According to eastern Nigerian mythology, an Ogbanje is a child who dies within a few months or years of birth and returns to a mythical land, only to re-enter the womb of his or her mother and be born again.  Chinua Achebe’s novel Things Fall Apart describes an ogbanje that was reborn nine times to an Igbo woman, and whose comings and goings devastated her mother.  The Yoruba, another population group within the borders of present-day Nigeria, but separated from the Igbos by the Niger River and considerable land mass, have a similar ancient myth referring to “Abiku”, who in a poem by Nobel laureate Wole Soyinka is “calling for the first and repeated time”.

While the Yorubas, Igbos and other West African subpopulations with similar myths are not connected genetically, they all are subject to strong selective pressure from Falciparum malaria.
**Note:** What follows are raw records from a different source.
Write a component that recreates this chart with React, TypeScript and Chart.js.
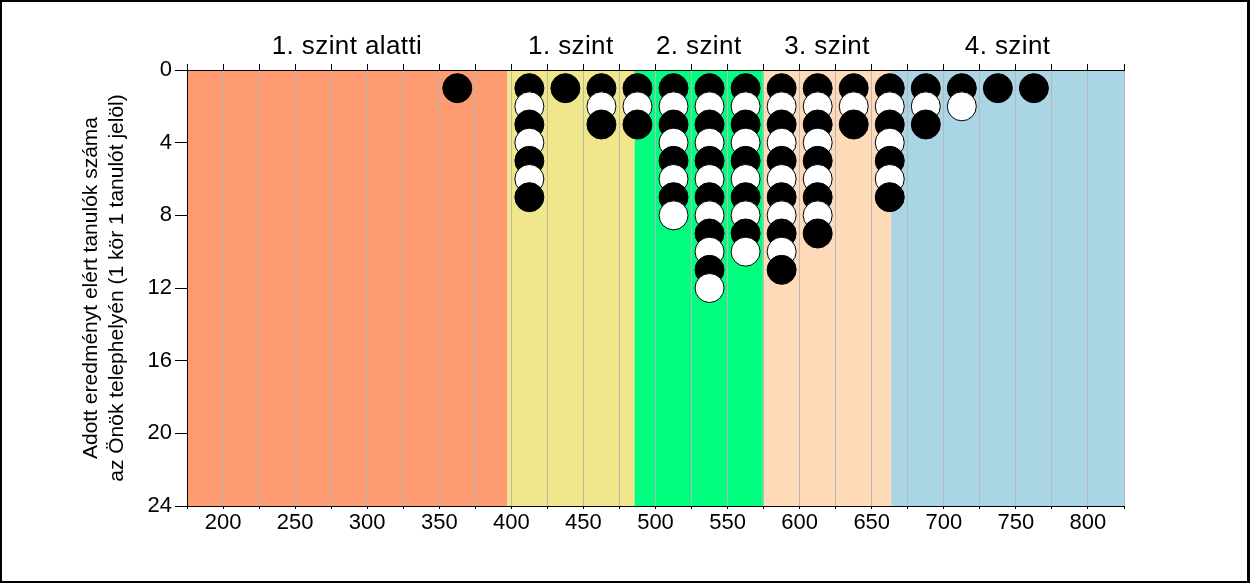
import React, { useEffect, useRef } from 'react';
import { Chart, registerables } from 'chart.js';

Chart.register(...registerables);

// Score bins (centres) and number of students per bin
const binCenters = [362.5, 412.5, 437.5, 462.5, 487.5, 512.5, 537.5, 562.5, 587.5, 612.5, 637.5, 662.5, 687.5, 712.5, 737.5, 762.5];
const binCounts = [1, 7, 1, 3, 3, 8, 12, 10, 11, 9, 3, 7, 3, 2, 1, 1];

// Proficiency levels
const levelNames = ['1. szint alatti', '1. szint', '2. szint', '3. szint', '4. szint'];
const levelBounds = [175, 397, 485.5, 574.5, 663.5, 825];
const levelColors = ['#FF9B70', '#F0E68C', '#00FF7F', '#FFDAB9', '#A9D5E5'];

// Axes
const xMin = 175;
const xMax = 825;
const yMin = 0;
const yMax = 24;
const yTitle = ['Adott eredményt elért tanulók száma', 'az Önök telephelyén (1 kör 1 tanulót jelöl)'];

const FONT = 'Arial, "Liberation Sans", sans-serif';

const bandPlugin = {
  id: 'bands',
  beforeDraw(chart: any) {
    const { ctx, chartArea, scales } = chart;
    const xs = scales.x;
    ctx.save();
    for (let i = 0; i < levelNames.length; i++) {
      const x0 = xs.getPixelForValue(levelBounds[i]);
      const x1 = xs.getPixelForValue(levelBounds[i + 1]);
      ctx.fillStyle = levelColors[i];
      ctx.fillRect(x0, chartArea.top, x1 - x0, chartArea.bottom - chartArea.top);
    }
    ctx.restore();
  },
  afterDraw(chart: any) {
    const { ctx, scales, width, height } = chart;
    const xs = scales.x;
    ctx.save();
    ctx.fillStyle = '#000';
    ctx.font = `26px ${FONT}`;
    ctx.textAlign = 'center';
    ctx.textBaseline = 'alphabetic';
    try { (ctx as any).letterSpacing = '0.4px'; } catch (e) {}
    for (let i = 0; i < levelNames.length; i++) {
      const c = (xs.getPixelForValue(levelBounds[i]) + xs.getPixelForValue(levelBounds[i + 1])) / 2;
      ctx.fillText(levelNames[i], c, 54);
    }
    try { (ctx as any).letterSpacing = '0px'; } catch (e) {}
    // outer frame
    ctx.fillStyle = '#000';
    ctx.fillRect(0, 0, width, 2);
    ctx.fillRect(0, height - 2, width, 2);
    ctx.fillRect(0, 0, 2, height);
    ctx.fillRect(width - 3, 0, 3, height);
    ctx.restore();
  },
};

export default function App() {
  const ref = useRef<HTMLCanvasElement | null>(null);

  useEffect(() => {
    if (!ref.current) return;
    const points: { x: number; y: number }[] = [];
    binCenters.forEach((x, i) => {
      for (let k = 1; k <= binCounts[i]; k++) points.push({ x, y: k });
    });

    const chart = new Chart(ref.current, {
      type: 'scatter',
      data: {
        datasets: [
          {
            data: points,
            pointRadius: 14.5,
            pointHoverRadius: 14.5,
            borderWidth: 1,
            borderColor: '#000',
            backgroundColor: (c: any) => {
              const p = c.raw as any;
              return p && p.y % 2 === 0 ? '#FFFFFF' : '#000000';
            },
          } as any,
        ],
      },
      options: {
        animation: false,
        responsive: false,
        devicePixelRatio: 1,
        layout: { padding: { left: 0, right: 126, top: 0, bottom: 0 } },
        plugins: {
          legend: { display: false },
          tooltip: { enabled: false },
        },
        scales: {
          x: {
            type: 'linear',
            position: 'bottom',
            min: xMin,
            max: xMax,
            ticks: {
              stepSize: 25,
              autoSkip: false,
              maxRotation: 0,
              color: '#000',
              padding: 1,
              font: { family: FONT, size: 22 },
              callback: (v: any) => (Number(v) % 50 === 0 ? String(v) : ''),
            },
            grid: { color: '#B8B8B8', tickColor: '#000', tickLength: 3, lineWidth: 1 },
            border: { color: '#000', width: 1 },
            afterFit: (s: any) => { s.height = 77; },
          },
          x2: {
            type: 'linear',
            position: 'top',
            min: xMin,
            max: xMax,
            ticks: {
              stepSize: 25,
              autoSkip: false,
              maxRotation: 0,
              color: 'rgba(0,0,0,0)',
              callback: () => '',
            },
            grid: { drawOnChartArea: false, tickColor: '#000', tickLength: 6 },
            border: { color: '#000', width: 1 },
            afterFit: (s: any) => { s.height = 70; },
          },
          y: {
            type: 'linear',
            position: 'left',
            reverse: true,
            min: yMin,
            max: yMax,
            ticks: {
              stepSize: 4,
              color: '#000',
              padding: 3,
              font: { family: FONT, size: 22 },
            },
            grid: { drawOnChartArea: false, tickColor: '#000', tickLength: 12 },
            border: { color: '#000', width: 1 },
            title: {
              display: true,
              text: yTitle,
              color: '#000',
              font: { family: FONT, size: 21, lineHeight: 1.2 },
              padding: { top: 79, bottom: 0 },
            },
            afterFit: (s: any) => { s.width = 187; },
          },
        },
      },
      plugins: [bandPlugin],
    });
    return () => chart.destroy();
  }, []);

  return (
    <div style={{ position: 'absolute', left: 0, top: 0, width: 1250, height: 583, background: '#fff' }}>
      <canvas ref={ref} width={1250} height={583} style={{ display: 'block', width: 1250, height: 583 }} />
    </div>
  );
}
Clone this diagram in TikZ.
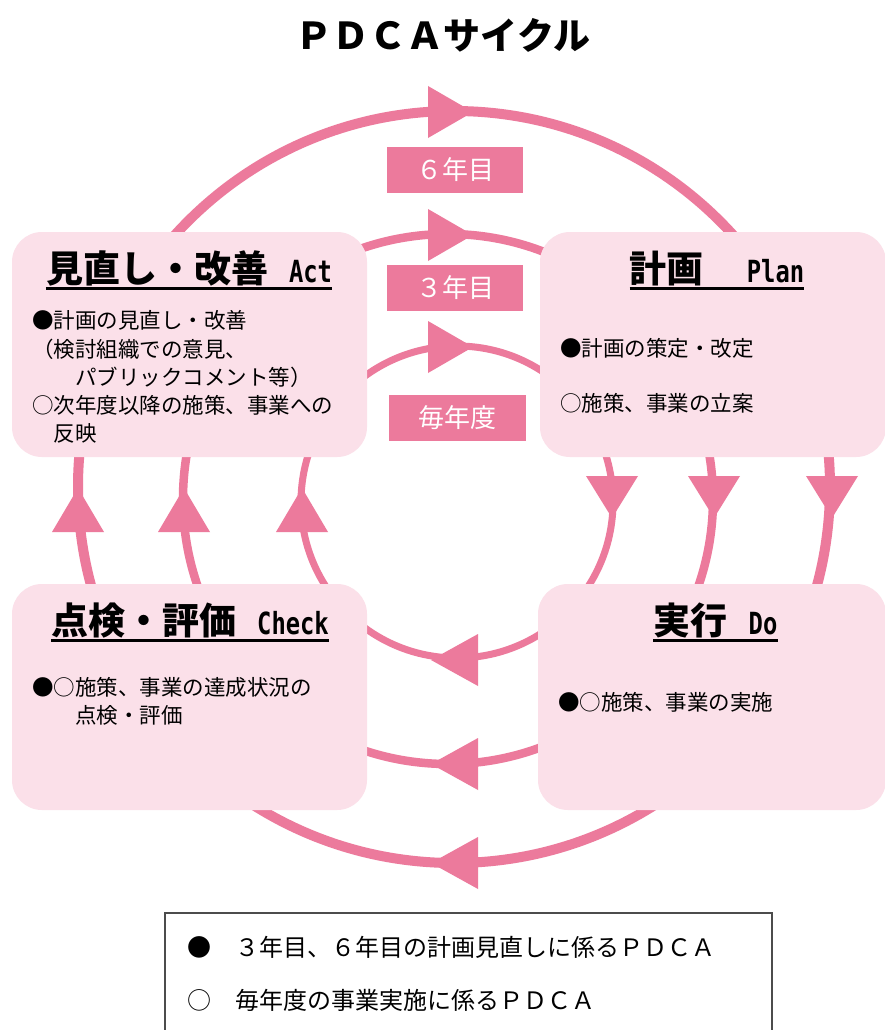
\documentclass[tikz,border=0pt]{standalone}
\usepackage{fontspec}
\setmainfont{Noto Sans CJK JP}
\newfontfamily\lat[FakeStretch=0.78]{DejaVu Sans Mono}
\definecolor{pk}{RGB}{236,122,156}
\definecolor{pkfill}{RGB}{251,224,233}
\newcommand\hdrlat[1]{{\lat\fontsize{30.5}{30.5}\selectfont #1}}
\begin{document}
\begin{tikzpicture}[x=1pt,y=-1pt,
  box/.style={fill=pkfill, rounded corners=30pt, inner sep=0pt, draw=none},
  lbl/.style={fill=pk, text=white, inner sep=0pt, font=\fontsize{26}{26}\selectfont},
  hdr/.style={anchor=base, inner sep=0pt, font=\bfseries\fontsize{37}{37}\selectfont},
  uline/.style={line width=3pt},
  body/.style={anchor=base west, inner sep=0pt, font=\fontsize{21.5}{24}\selectfont},
  leg/.style={anchor=base west, inner sep=0pt, font=\fontsize{24}{26}\selectfont},
  tip/.style={fill=pk}]
\useasboundingbox (0,0) rectangle (884,1030);
\fill[white] (0,0) rectangle (884,1030);
% rings
\draw[draw=pk, line width=10pt] (454,487) circle[radius=376];
\draw[draw=pk, line width=8.5pt] (448,499) circle[radius=265];
\draw[draw=pk, line width=7pt] (457,502) circle[radius=156];
% top arrowheads (right)
\fill[tip] (428,86) -- (473,112) -- (428,138) -- cycle;
\fill[tip] (428,209) -- (473,235) -- (428,261) -- cycle;
\fill[tip] (428,321) -- (473,347) -- (428,373) -- cycle;
% right arrowheads (down)
\fill[tip] (806,476) -- (832,518) -- (858,476) -- cycle;
\fill[tip] (688,476) -- (714,518) -- (740,476) -- cycle;
\fill[tip] (586,476) -- (612,518) -- (638,476) -- cycle;
% left arrowheads (up)
\fill[tip] (52,532) -- (78,488) -- (104,532) -- cycle;
\fill[tip] (158,532) -- (184,488) -- (210,532) -- cycle;
\fill[tip] (276,532) -- (302,488) -- (328,532) -- cycle;
% bottom arrowheads (left)
\fill[tip] (478,634) -- (431,660) -- (478,686) -- cycle;
\fill[tip] (478,738) -- (431,764) -- (478,790) -- cycle;
\fill[tip] (478,837) -- (431,863) -- (478,889) -- cycle;
% period labels
\node[lbl, minimum width=136pt, minimum height=46pt] (y6) at (455,170) {６年目};
\node[lbl, minimum width=136pt, minimum height=46pt] (y3) at (455,288) {３年目};
\node[lbl, minimum width=137pt, minimum height=46pt] (yy) at (457.5,418) {毎年度};
% boxes
\node[box, minimum width=355pt, minimum height=225pt] (act) at (189.5,344.5) {};
\node[box, minimum width=346pt, minimum height=225pt] (plan) at (713,344.5) {};
\node[box, minimum width=355pt, minimum height=226pt] (check) at (189.5,697) {};
\node[box, minimum width=348pt, minimum height=226pt] (do) at (712,697) {};
% title
\node[anchor=base, inner sep=0pt, font=\bfseries\fontsize{37}{37}\selectfont] (title) at (443,50) {ＰＤＣＡサイクル};
% headers
\node[hdr] (acth) at (189,282) {見直し・改善\hspace{21pt}\hdrlat{Act}};
\node[hdr] (planh) at (717,282) {計画\hspace{43pt}\hdrlat{Plan}};
\node[hdr] (checkh) at (190,634) {点検・評価\hspace{21pt}\hdrlat{Check}};
\node[hdr] (doh) at (715.5,634) {実行\hspace{21pt}\hdrlat{Do}};
\foreach \h in {acth,planh,checkh,doh}
  \draw[uline] ([yshift=-6pt]\h.base west) -- ([yshift=-6pt]\h.base east);
% body texts
\node[body] (a1) at (32,328) {●計画の見直し・改善};
\node[body] (a2) at (32,357) {（検討組織での意見、};
\node[body] (a3) at (32,385) {　　パブリックコメント等）};
\node[body] (a4) at (32,413) {○次年度以降の施策、事業への};
\node[body] (a5) at (32,441) {　反映};
\node[body] (p1) at (560,356) {●計画の策定・改定};
\node[body] (p2) at (560,411) {○施策、事業の立案};
\node[body] (c1) at (32,695) {●○施策、事業の達成状況の};
\node[body] (c2) at (32,723) {　　点検・評価};
\node[body] (d1) at (558,710) {●○施策、事業の実施};
% legend
\draw[draw=black!70, line width=1.2pt] (165,913) rectangle (772,1045);
\node[leg] (l1) at (187,956) {●　３年目、６年目の計画見直しに係るＰＤＣＡ};
\node[leg] (l2) at (187,1009) {○　毎年度の事業実施に係るＰＤＣＡ};
\end{tikzpicture}
\end{document}
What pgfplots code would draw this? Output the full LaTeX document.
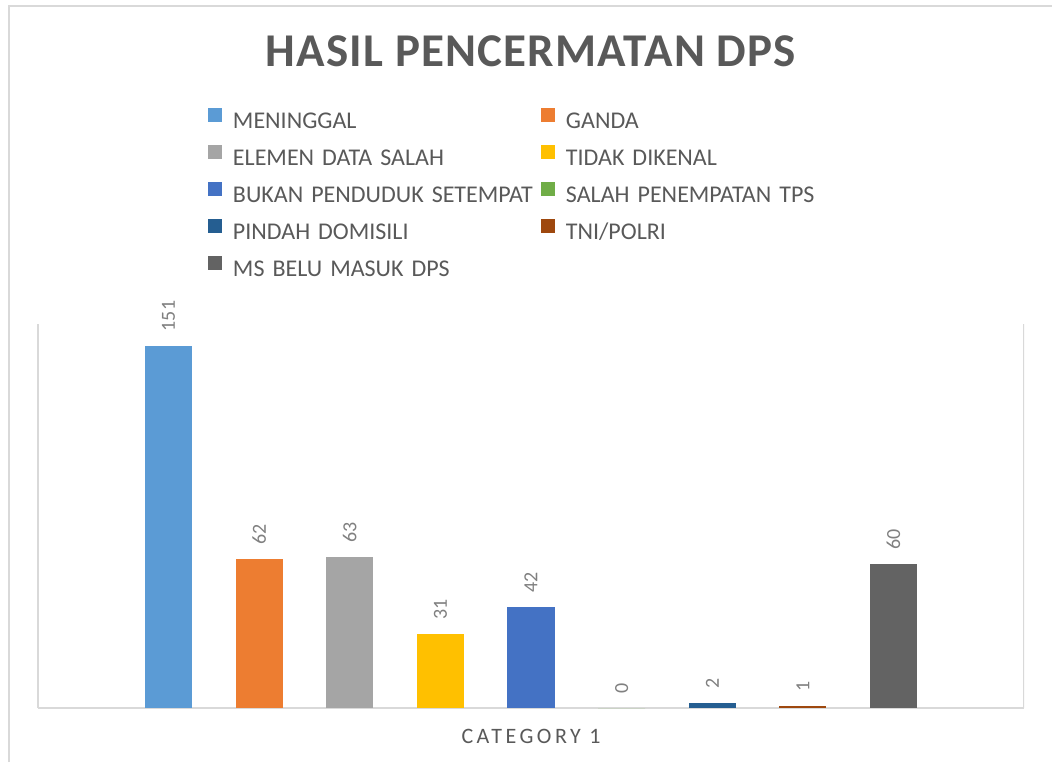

The P.  falciparum parasite, which causes malaria, and its Anopheles gambiae vector are most concentrated across Africa’s equatorial belt.  The high frequency of malaria in this area and the balancing selection that maintains the HbS allele in the population may underlie the origins of the ogbanje myths.  A recent socio-medical study confirmed that 70 of 80 reputed ogbanjes had sickle cell anemia.

How exactly are heterozygotes protected?  It was first thought that sickled red blood cells might be less able to be infected by Plasmodium falciparum parasites, but this was later shown to be untrue.  Indeed, HbA homozygotes and heterozygote children are equally likely to be infected with Falciparum malaria.  The advantage stems from what happens next.  A significant proportion of young children who are infected with Plasmodium falciparum will suffer a syndrome known as severe malaria, which is caused by the parasite making its host’s red blood cells knobbed and sticky, so that they clump together.  The knobbed cells stick to each other and to the lining of blood vessels in the brain, causing a type of stroke that is very often fatal.  They also stick to vessels in the placenta, placing pregnant women and their unborn children at risk of death. The cell aggregation allows the parasite to sequester large clumps of red blood cells and increase its opportunities to replicate.

The parasite is unable to produce as many knobs in sickled cells, and the knob protein that is produced is aberrantly distributed on the surface of the infected sickled cells.  (This knobbing defect is also seen in other hemaglobinopathies such as HbC and α-thalassemia, which also protect from severe malaria).  The end result is that heterozygotes are less likely than HbA homozygotes to progress to or die of severe malaria, while HbS homozygotes generally do not reach adulthood without medical intervention.  Thus, in places where Plasmodium falciparum is endemic, and in the absence of treatments for malaria or sickle cell anemia, heterozygotes are more likely to survive to reproductive age and reproduce successfully than either HbS or HbA homozygotes: they are fitter.

Sickle cell heterozygotes are generally healthy but are more likely to be oxygen-deprived at high altitudes or during extremely vigorous exercise.  Therefore the HbS allele only provides a fitness advantage where malaria is endemic.  However, the result of centuries of selective pressure from malaria in equatorial Africa, and a subsequent Founder Effect, explains why African Americans, whose ancestors were forcibly brought from malaria-endemic Africa to the now malaria-free North America, continue to carry the HbS allele at a high frequency.